EXERCISE TASK
Retype all material exactly. Pictures stay out of the copy.

AVAILABLE DATA

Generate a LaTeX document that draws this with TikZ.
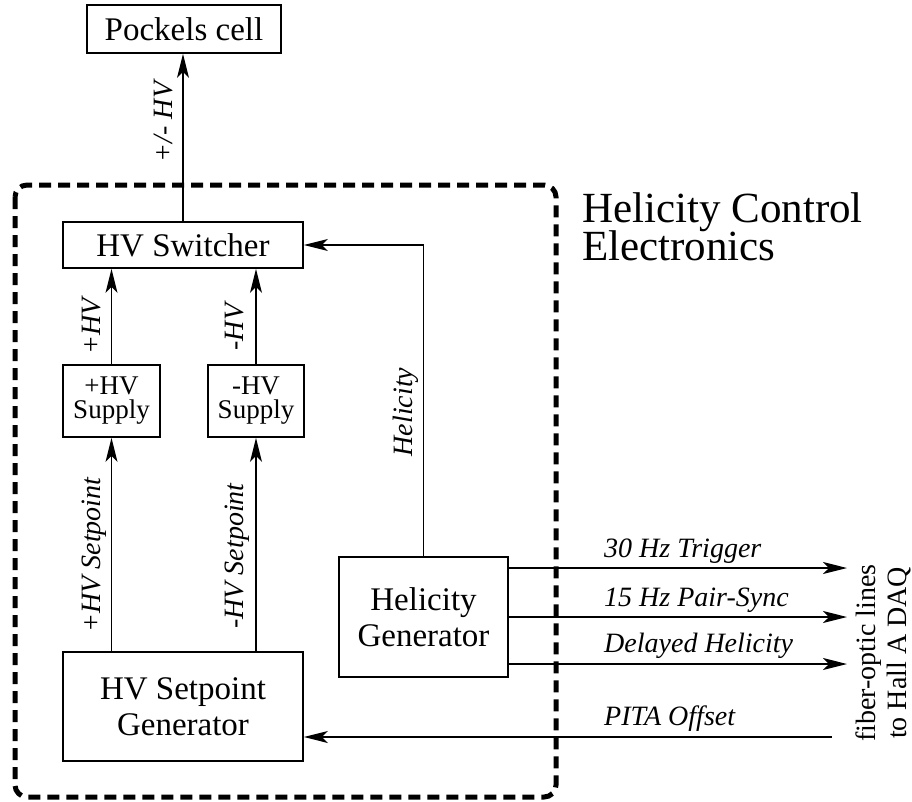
\documentclass[tikz,border=0pt]{standalone}
\usepackage{fontspec}
\setmainfont{Liberation Serif}
\usetikzlibrary{arrows.meta}
\tikzset{
  blk/.style={draw, line width=1.8pt, inner sep=0pt, align=center},
  boxfont/.style={font=\fontsize{33}{36}\selectfont},
  supfont/.style={font=\fontsize{27}{24}\selectfont},
  lbl/.style={font=\fontsize{28}{30}\selectfont\itshape, inner sep=0pt},
  sig/.style={line width=1.6pt, -{Stealth[length=24pt,width=12pt,inset=6pt]}},
  thinsig/.style={sig, line width=1.2pt},
  frame/.style={line width=5pt, dash pattern=on 12pt off 7pt, rounded corners=12pt},
}
\begin{document}
\begin{tikzpicture}[x=1pt,y=-1pt]
\useasboundingbox (0,0) rectangle (912,801);
\draw[frame] (15,185) rectangle (556,797);
\node[font=\fontsize{43}{38}\selectfont, anchor=base west, inner sep=0pt] (title1) at (582,222) {Helicity Control};
\node[font=\fontsize{43}{38}\selectfont, anchor=base west, inner sep=0pt] (title2) at (582,260) {Electronics};
\node[blk,boxfont,minimum width=194pt,minimum height=48pt] (pockels) at (184,29) {Pockels cell};
\node[blk,boxfont,minimum width=240pt,minimum height=46pt] (switcher) at (183,245) {HV Switcher};
\node[blk,supfont,minimum width=97pt,minimum height=72pt] (psup) at (111.5,401) {+HV\\Supply};
\node[blk,supfont,minimum width=96pt,minimum height=72pt] (msup) at (256,401) {-HV\\Supply};
\node[blk,boxfont,minimum width=240pt,minimum height=109pt] (setgen) at (183,706.5) {HV Setpoint\\Generator};
\node[blk,boxfont,minimum width=169pt,minimum height=120pt] (helgen) at (423.5,617) {Helicity\\Generator};
\coordinate (o1) at (847,568);
\coordinate (o2) at (847,617);
\coordinate (o3) at (847,664);
\coordinate (pita) at (832,737);
\draw[thinsig] (switcher.north) -- (switcher.north |- pockels.south);
\draw[sig] (psup.north) -- (psup.north |- switcher.south);
\draw[sig] (msup.north) -- (msup.north |- switcher.south);
\draw[sig] (setgen.north -| psup.south) -- (psup.south);
\draw[sig] (setgen.north -| msup.south) -- (msup.south);
\draw[thinsig] (helgen.north) |- (switcher.east);
\draw[sig] (helgen.east |- o1) -- (o1);
\draw[sig] (helgen.east |- o2) -- (o2);
\draw[sig] (helgen.east |- o3) -- (o3);
\draw[sig] (pita) -- (setgen.east |- pita);
\node[lbl, rotate=90, anchor=base] (lpm) at (172,122) {+/- HV};
\node[lbl, rotate=90, anchor=base] (lphv) at (100,326) {+HV};
\node[lbl, rotate=90, anchor=base] (lmhv) at (243,327) {-HV};
\node[lbl, rotate=90, anchor=base] (lpset) at (100,555) {+HV Setpoint};
\node[lbl, rotate=90, anchor=base] (lmset) at (243,556) {-HV Setpoint};
\node[lbl, rotate=90, anchor=base] (lhel) at (412,412) {Helicity};
\node[lbl, anchor=base west] (l30) at (604,557) {30 Hz Trigger};
\node[lbl, anchor=base west] (l15) at (604,606) {15 Hz Pair-Sync};
\node[lbl, anchor=base west] (ldel) at (604,652) {Delayed Helicity};
\node[lbl, anchor=base west] (lpita) at (604,725) {PITA Offset};
\node[font=\fontsize{28}{31}\selectfont, rotate=90, align=center, inner sep=0pt] (fiber) at (883,653) {fiber-optic lines\\to Hall A DAQ};
\end{tikzpicture}
\end{document}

SOLUTION BELOW
Generate a LaTeX document that draws this with TikZ.
\documentclass[tikz,border=0pt]{standalone}
\usepackage{fontspec}
\setmainfont{Liberation Serif}
\usetikzlibrary{arrows.meta}
\tikzset{
  blk/.style={draw, line width=1.8pt, inner sep=0pt, align=center},
  boxfont/.style={font=\fontsize{33}{36}\selectfont},
  supfont/.style={font=\fontsize{27}{24}\selectfont},
  lbl/.style={font=\fontsize{28}{30}\selectfont\itshape, inner sep=0pt},
  sig/.style={line width=1.6pt, -{Stealth[length=24pt,width=12pt,inset=6pt]}},
  thinsig/.style={sig, line width=1.2pt},
  frame/.style={line width=5pt, dash pattern=on 12pt off 7pt, rounded corners=12pt},
}
\begin{document}
\begin{tikzpicture}[x=1pt,y=-1pt]
\useasboundingbox (0,0) rectangle (912,801);
\draw[frame] (15,185) rectangle (556,797);
\node[font=\fontsize{43}{38}\selectfont, anchor=base west, inner sep=0pt] (title1) at (582,222) {Helicity Control};
\node[font=\fontsize{43}{38}\selectfont, anchor=base west, inner sep=0pt] (title2) at (582,260) {Electronics};
\node[blk,boxfont,minimum width=194pt,minimum height=48pt] (pockels) at (184,29) {Pockels cell};
\node[blk,boxfont,minimum width=240pt,minimum height=46pt] (switcher) at (183,245) {HV Switcher};
\node[blk,supfont,minimum width=97pt,minimum height=72pt] (psup) at (111.5,401) {+HV\\Supply};
\node[blk,supfont,minimum width=96pt,minimum height=72pt] (msup) at (256,401) {-HV\\Supply};
\node[blk,boxfont,minimum width=240pt,minimum height=109pt] (setgen) at (183,706.5) {HV Setpoint\\Generator};
\node[blk,boxfont,minimum width=169pt,minimum height=120pt] (helgen) at (423.5,617) {Helicity\\Generator};
\coordinate (o1) at (847,568);
\coordinate (o2) at (847,617);
\coordinate (o3) at (847,664);
\coordinate (pita) at (832,737);
\draw[thinsig] (switcher.north) -- (switcher.north |- pockels.south);
\draw[sig] (psup.north) -- (psup.north |- switcher.south);
\draw[sig] (msup.north) -- (msup.north |- switcher.south);
\draw[sig] (setgen.north -| psup.south) -- (psup.south);
\draw[sig] (setgen.north -| msup.south) -- (msup.south);
\draw[thinsig] (helgen.north) |- (switcher.east);
\draw[sig] (helgen.east |- o1) -- (o1);
\draw[sig] (helgen.east |- o2) -- (o2);
\draw[sig] (helgen.east |- o3) -- (o3);
\draw[sig] (pita) -- (setgen.east |- pita);
\node[lbl, rotate=90, anchor=base] (lpm) at (172,122) {+/- HV};
\node[lbl, rotate=90, anchor=base] (lphv) at (100,326) {+HV};
\node[lbl, rotate=90, anchor=base] (lmhv) at (243,327) {-HV};
\node[lbl, rotate=90, anchor=base] (lpset) at (100,555) {+HV Setpoint};
\node[lbl, rotate=90, anchor=base] (lmset) at (243,556) {-HV Setpoint};
\node[lbl, rotate=90, anchor=base] (lhel) at (412,412) {Helicity};
\node[lbl, anchor=base west] (l30) at (604,557) {30 Hz Trigger};
\node[lbl, anchor=base west] (l15) at (604,606) {15 Hz Pair-Sync};
\node[lbl, anchor=base west] (ldel) at (604,652) {Delayed Helicity};
\node[lbl, anchor=base west] (lpita) at (604,725) {PITA Offset};
\node[font=\fontsize{28}{31}\selectfont, rotate=90, align=center, inner sep=0pt] (fiber) at (883,653) {fiber-optic lines\\to Hall A DAQ};
\end{tikzpicture}
\end{document}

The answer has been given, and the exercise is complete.